You can also achieve it using RE in following way;
public static List<String> breakIntoSentencesCustomRESplitter(String paragraph){
List<String> sentences = new ArrayList<String>();
Pattern re = Pattern.compile("[^.!?\\s][^.!?]*(?:[.!?](?!['\"]?\\s|$)[^.!?]*)*[.!?]?['\"]?(?=\\s|$)", Pattern.MULTILINE | Pattern.COMMENTS);
Matcher reMatcher = re.matcher(paragraph);
while (reMatcher.find()) {
sentences.add(reMatcher.group());
}
return sentences;
}
Example
paragraph = "Hi.

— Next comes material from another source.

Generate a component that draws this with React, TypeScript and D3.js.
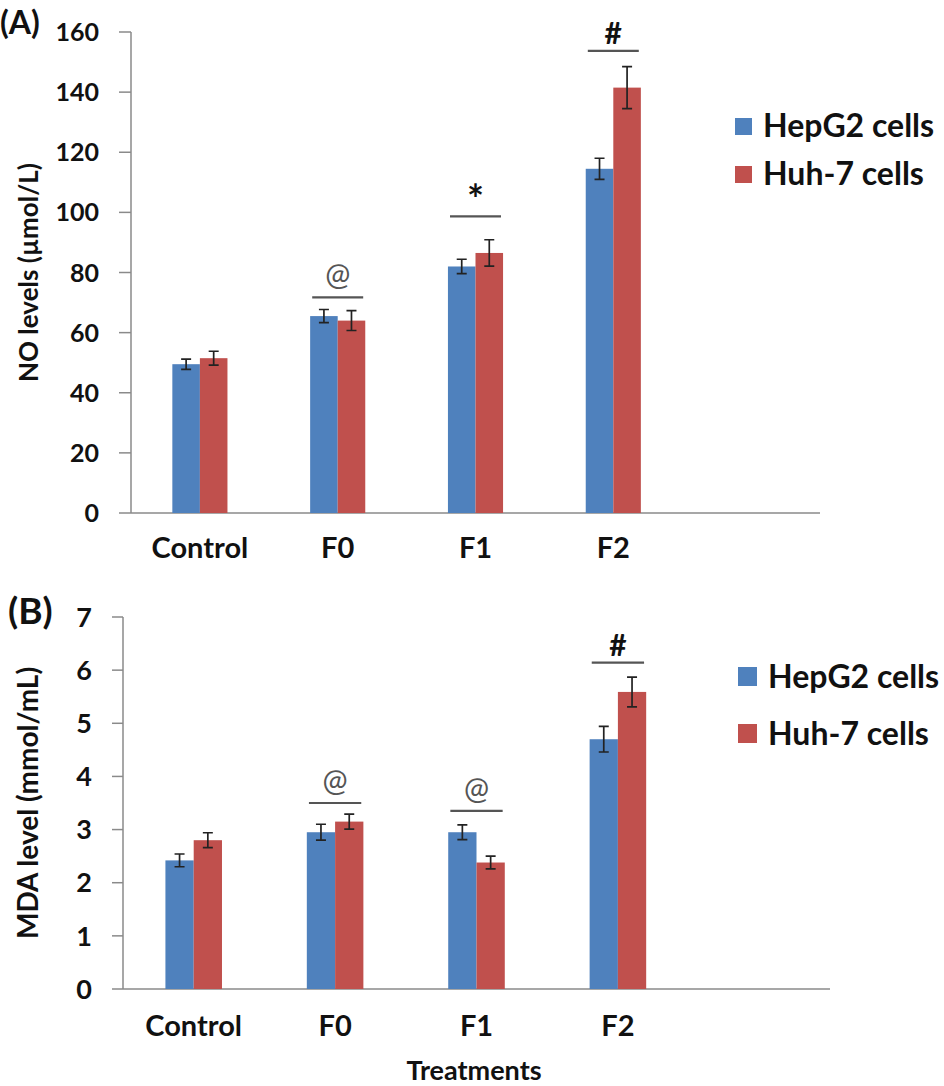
import { useRef, useEffect } from 'react'
import * as d3 from 'd3'

const categories = ['Control', 'F0', 'F1', 'F2']
const seriesNames = ['HepG2 cells', 'Huh-7 cells']
const COLORS = ['#4F81BD', '#C0504D']

// Panel A: NO levels
const noHepG2 = [49.5, 65.5, 82, 114.5]
const noHepG2Err = [1.7, 2.2, 2.4, 3.5]
const noHuh7 = [51.5, 64, 86.5, 141.5]
const noHuh7Err = [2.3, 3.3, 4.4, 7]
const noMarks = ['', '@', '*', '#']
const noMarkLevels = [0, 71.7, 98.7, 153.7]
const noTicks = [0, 20, 40, 60, 80, 100, 120, 140, 160]

// Panel B: MDA level
const mdaHepG2 = [2.42, 2.95, 2.95, 4.7]
const mdaHepG2Err = [0.12, 0.15, 0.14, 0.24]
const mdaHuh7 = [2.8, 3.15, 2.38, 5.59]
const mdaHuh7Err = [0.14, 0.14, 0.12, 0.28]
const mdaMarks = ['', '@', '@', '#']
const mdaMarkLevels = [0, 3.5, 3.35, 6.14]
const mdaTicks = [0, 1, 2, 3, 4, 5, 6, 7]

const FONT = 'Lato, "Open Sans", sans-serif'
const AXIS = '#8a8a8a'

type PanelCfg = {
  tag: string
  tagX: number
  tagY: number
  tagSize: number
  yLabel: string
  yLabelSize: number
  x0: number
  x1: number
  yTop: number
  yBottom: number
  max: number
  ticks: number[]
  tickSize: number
  tickLen: number
  catSize: number
  catY: number
  values: number[][]
  errors: number[][]
  marks: string[]
  markLevels: number[]
  legendX: number
  legendY: number
  legendGap: number
  legendBox: number
}

const panels: PanelCfg[] = [
  {
    tag: '(A)', tagX: 0, tagY: 34, tagSize: 32,
    yLabel: 'NO levels (\u00B5mol/L)', yLabelSize: 26,
    x0: 131, x1: 820, yTop: 32, yBottom: 513, max: 160,
    ticks: noTicks, tickSize: 25, tickLen: 12,
    catSize: 29, catY: 558,
    values: [noHepG2, noHuh7], errors: [noHepG2Err, noHuh7Err],
    marks: noMarks, markLevels: noMarkLevels,
    legendX: 735, legendY: 118, legendGap: 48, legendBox: 17,
  },
  {
    tag: '(B)', tagX: 8, tagY: 624, tagSize: 37,
    yLabel: 'MDA level (mmol/mL)', yLabelSize: 28,
    x0: 123, x1: 830, yTop: 617, yBottom: 989, max: 7,
    ticks: mdaTicks, tickSize: 27, tickLen: 11,
    catSize: 29, catY: 1036,
    values: [mdaHepG2, mdaHuh7], errors: [mdaHepG2Err, mdaHuh7Err],
    marks: mdaMarks, markLevels: mdaMarkLevels,
    legendX: 738, legendY: 667, legendGap: 57, legendBox: 19,
  },
]

function drawPanel(svg: d3.Selection<SVGSVGElement, unknown, null, undefined>, p: PanelCfg) {
  const g = svg.append('g')
  // four categories plus an empty slot on the right, like the original Excel chart
  const x = d3.scaleBand().domain([...categories, '']).range([p.x0, p.x1])
  const y = d3.scaleLinear().domain([0, p.max]).range([p.yBottom, p.yTop])
  const bw = x.bandwidth() * 0.2
  const cx = (c: string) => (x(c) as number) + x.bandwidth() / 2

  // y axis
  g.append('line')
    .attr('x1', p.x0).attr('x2', p.x0)
    .attr('y1', y(0)).attr('y2', y(p.max))
    .attr('stroke', AXIS).attr('stroke-width', 1.5)
  g.selectAll('.ytick')
    .data(p.ticks)
    .join('line')
    .attr('x1', p.x0 - p.tickLen).attr('x2', p.x0)
    .attr('y1', d => y(d)).attr('y2', d => y(d))
    .attr('stroke', AXIS).attr('stroke-width', 1.5)
  g.selectAll('.ylab')
    .data(p.ticks)
    .join('text')
    .attr('x', p.x0 - p.tickLen - 20)
    .attr('y', d => y(d))
    .attr('dy', '0.36em')
    .attr('text-anchor', 'end')
    .attr('font-family', FONT).attr('font-weight', 700)
    .attr('font-size', p.tickSize).attr('fill', '#111')
    .text(d => String(d))

  // x axis
  g.append('line')
    .attr('x1', p.x0).attr('x2', p.x1)
    .attr('y1', y(0)).attr('y2', y(0))
    .attr('stroke', AXIS).attr('stroke-width', 1.5)
  g.selectAll('.xlab')
    .data(categories)
    .join('text')
    .attr('x', d => cx(d))
    .attr('y', p.catY)
    .attr('text-anchor', 'middle')
    .attr('font-family', FONT).attr('font-weight', 700)
    .attr('font-size', p.catSize).attr('fill', '#111')
    .text(d => d)

  // bars + error bars
  p.values.forEach((vals, s) => {
    const bars = categories.map((c, i) => ({ c, v: vals[i], e: p.errors[s][i] }))
    const bx = (c: string) => cx(c) - bw + s * bw
    g.selectAll(`.bar${s}`)
      .data(bars)
      .join('rect')
      .attr('x', d => bx(d.c))
      .attr('y', d => y(d.v))
      .attr('width', bw)
      .attr('height', d => y(0) - y(d.v))
      .attr('fill', COLORS[s])
    const ex = (c: string) => bx(c) + bw / 2
    g.selectAll(`.err${s}`)
      .data(bars)
      .join('path')
      .attr('d', d => {
        const xc = ex(d.c)
        const hi = y(d.v + d.e)
        const lo = y(d.v - d.e)
        return `M${xc},${hi}V${lo}M${xc - 5},${hi}H${xc + 5}M${xc - 5},${lo}H${xc + 5}`
      })
      .attr('stroke', '#222').attr('stroke-width', 1.7).attr('fill', 'none')
  })

  // significance marks
  const marks = categories
    .map((c, i) => ({ c, m: p.marks[i], lv: p.markLevels[i] }))
    .filter(d => d.m !== '')
  g.selectAll('.sigline')
    .data(marks)
    .join('line')
    .attr('x1', d => cx(d.c) - x.bandwidth() * 0.185)
    .attr('x2', d => cx(d.c) + x.bandwidth() * 0.185)
    .attr('y1', d => y(d.lv)).attr('y2', d => y(d.lv))
    .attr('stroke', '#555').attr('stroke-width', 2.2)
  g.selectAll('.sigtxt')
    .data(marks)
    .join('text')
    .attr('x', d => cx(d.c))
    .attr('y', d => y(d.lv) - (d.m === '@' ? 12 : d.m === '*' ? 2 : 7))
    .attr('text-anchor', 'middle')
    .attr('font-family', FONT)
    .attr('font-weight', d => (d.m === '@' ? 400 : 700))
    .attr('font-size', d => (d.m === '*' ? 40 : 30))
    .attr('fill', d => (d.m === '@' ? '#555' : '#111'))
    .text(d => d.m)

  // y label
  g.append('text')
    .attr('transform', `translate(38,${(p.yTop + p.yBottom) / 2}) rotate(-90)`)
    .attr('text-anchor', 'middle')
    .attr('font-family', FONT).attr('font-weight', 700)
    .attr('font-size', p.yLabelSize).attr('fill', '#111')
    .text(p.yLabel)

  // panel tag
  g.append('text')
    .attr('x', p.tagX).attr('y', p.tagY)
    .attr('font-family', FONT).attr('font-weight', 700)
    .attr('font-size', p.tagSize).attr('fill', '#111')
    .text(p.tag)

  // legend
  seriesNames.forEach((name, s) => {
    const ly = p.legendY + s * p.legendGap
    g.append('rect')
      .attr('x', p.legendX).attr('y', ly)
      .attr('width', p.legendBox).attr('height', p.legendBox)
      .attr('fill', COLORS[s])
    g.append('text')
      .attr('x', p.legendX + p.legendBox + 11)
      .attr('y', ly + p.legendBox + 2)
      .attr('font-family', FONT).attr('font-weight', 700)
      .attr('font-size', 32).attr('fill', '#111')
      .text(name)
  })
}

export default function App() {
  const svgRef = useRef<SVGSVGElement>(null)

  useEffect(() => {
    if (!svgRef.current) return
    const svg = d3.select(svgRef.current)
    svg.selectAll('*').remove()
    panels.forEach(p => drawPanel(svg, p))

    svg.append('text')
      .attr('x', 474).attr('y', 1080)
      .attr('text-anchor', 'middle')
      .attr('font-family', FONT).attr('font-weight', 700)
      .attr('font-size', 27).attr('fill', '#111')
      .text('Treatments')
  }, [])

  return (
    <svg
      ref={svgRef}
      width={944}
      height={1086}
      style={{ position: 'absolute', left: 0, top: 0, background: '#fff' }}
    />
  )
}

How are you? This is Mike.";
SentenceDetector.breakIntoSentencesCustomRESplitter(paragraph).forEach(sentence -> System.out.println(sentence));
//Failed at Door.Noone
paragraph = "Close the Door.Noone is out there";
SentenceDetector.breakIntoSentencesCustomRESplitter(paragraph).forEach(sentence -> System.out.println(sentence));
//Failed at Mr., mrs.
paragraph = "Really!! I cant believe. Mr. Wilson can come any moment to receive mrs. watson.";
SentenceDetector.breakIntoSentencesCustomRESplitter(paragraph).forEach(sentence -> System.out.println(sentence));
//Failed at dr.
paragraph = "Radhika, Mohan, and Shaik went to meet dr. Kashyap to raise fund for poor patients.";
SentenceDetector.breakIntoSentencesCustomRESplitter(paragraph).forEach(sentence -> System.out.println(sentence));
//Failed at U.S.
paragraph = "This is how I tried to split a paragraph into a sentence. But, there is a problem. My paragraph includes dates like Jan.13, 2014 , words like U.S. and numbers like 2.2. They all got splitted by the above code.";
SentenceDetector.breakIntoSentencesCustomRESplitter(paragraph).forEach(sentence -> System.out.println(sentence));
paragraph = "www.thinkzarahatke.com is the second site I developed. You can send mail to admin@thinkzarahatke.com";
SentenceDetector.breakIntoSentencesCustomRESplitter(paragraph).forEach(sentence -> System.out.println(sentence));
But errors are competitively high. Another way is using BreakIterator;
public static List<String> breakIntoSentencesBreakIterator(String paragraph){
List<String> sentences = new ArrayList<String>();
BreakIterator sentenceIterator =
BreakIterator.getSentenceInstance(Locale.ENGLISH);
BreakIterator sentenceInstance = sentenceIterator.getSentenceInstance();
sentenceInstance.setText(paragraph);
int end = sentenceInstance.last();
for (int start = sentenceInstance.previous();
start != BreakIterator.DONE;
end = start, start = sentenceInstance.previous()) {
sentences.add(paragraph.substring(start,end));
}
return sentences;
}
Example:
paragraph = "Hi. How are you? This is Mike.";
SentenceDetector.breakIntoSentencesBreakIterator(paragraph).forEach(sentence -> System.out.println(sentence));
//Failed at Door.Noone
paragraph = "Close the Door.Noone is out there";
SentenceDetector.breakIntoSentencesBreakIterator(paragraph).forEach(sentence -> System.out.println(sentence));
//Failed at Mr.
paragraph = "Really!! I cant believe. Mr. Wilson can come any moment to receive mrs. watson.";
SentenceDetector.breakIntoSentencesBreakIterator(paragraph).forEach(sentence -> System.out.println(sentence));
//Failed at dr.
paragraph = "Radhika, Mohan, and Shaik went to meet dr. Kashyap to raise fund for poor patients.";
SentenceDetector.breakIntoSentencesBreakIterator(paragraph).forEach(sentence -> System.out.println(sentence));
paragraph = "This is how I tried to split a paragraph into a sentence. But, there is a problem. My paragraph includes dates like Jan.13, 2014 , words like U.S. and numbers like 2.2. They all got splitted by the above code.";
SentenceDetector.breakIntoSentencesBreakIterator(paragraph).forEach(sentence -> System.out.println(sentence));
paragraph = "www.thinkzarahatke.com is the second site I developed. You can send mail to admin@thinkzarahatke.com";
SentenceDetector.breakIntoSentencesBreakIterator(paragraph).forEach(sentence -> System.out.println(sentence));
Benchmarking:
- custom RE : 7 ms
- BreakIterator : 143 ms
- openNlp : 255 ms
Take a look at Apache OpenNLP, it has a Sentence Detector module. The documentation has examples of how to use it from command line and from API.